It feels strange to say this but I have been a part of putting seven film festivals together (eight if you count my involvement for the Flint Film Festival in 2005). Heck, I met my wife through a film festival. It started with the horror group I was a part of and our showing short horror films at each of the conventions then evolved into our becoming a film festival and now I have my own little festival of weird – Flint Short Film Freakout.
I absolutely love being able to bring horror from around the world to people who may not have a chance to see it otherwise. Sure, you can always look most things up but unless someone covers every short film and then someone else finds that coverage most of these movies go unseen. They serve simply as passion projects, or calling cards. Having made a couple of shorts myself and having worked on some, I know how much time, money, and passion go into these. Most of these films are unpaid for the crew and come off as a loss for the filmmaker unless they are able to find an outlet to sell copies of it. You can try to get them seen at festivals but so many of them price out the average filmmaker for a submission fee that I am not sure many choose to afford the cost. Especially when there’s a slim chance they’ll be shown.

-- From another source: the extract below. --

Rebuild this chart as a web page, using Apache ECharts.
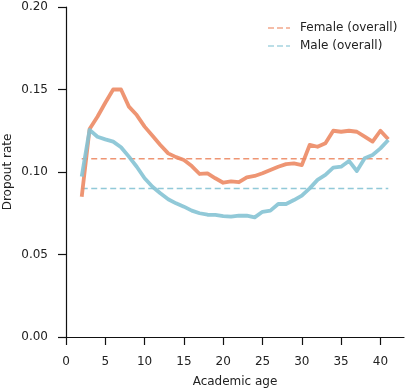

I know I submitted my two several and had to target the lower entry fee ones and only got one short shown at one festival.
It stinks.
It’s frustrating.
I get it, to a degree.
Each festival has its own vibe and audience they are targeting.
They have their own criteria as to what they want to show.
It’s like finding a publisher or an agent or a whatever.
It feels like so much gatekeeping, and it is, but it’d be nice if once in a while the gate opened.
I feel AWFUL when I have to reject (most) movies. I feel guilty because who am I to judge a film as ‘good’ or ‘bad’, so I just judge if they are a good fit or not. I know what I am going for and what I think will work for this area and I look for that. I try to capture a wide spectrum of what horror is, from funny to weird to scary to gross to ridiculous. It all has a place under the tent.
I’m not sure it does much for the filmmakers whose work is shown but I like to think that it at least gives them the drive to keep pushing and fighting. I hope that that small glimmer gives them a little push forward.
I do my best to keep the entry fee low – one buck – so people can afford it, but don’t want to make it free because there needs to be SOME sort of gate or you just get inundated with all manner of films that don’t fit what you’re trying to do at all. I have seen that happen. And have seen how flooded you get with movies.
Which sounds like a great problem to have but over the course of a day I showed 47 shorts this year, out of 150. One year we got 1100 films, which was insane and had to be watched by a very small handful of us.
It’s a time sink, to be sure, but it’s worth it.
For me at least.
That’s also a key reason the festival was free.
It always seems weird to make money on a space you get for free, but in this case, it was about the community and the fans.
Whatever that means to someone.
I know that as a kid, as a teen, and as a younger adult I wish there were some of the events going on that I have been a part of.
I wish there was more horror and film events in this area that I connected with.
Hopefully someone out there gets something out of all of this or else I am sorta singing into a mirror.
Who can say.
I know that not a lot of folks come to these things, but for those that do, I am glad that these events are there for them. That there’s something there.
I know I love being able to bring the world to Flint though through these short films, and to show that at our cores, we’re the same, and that’s what matters most.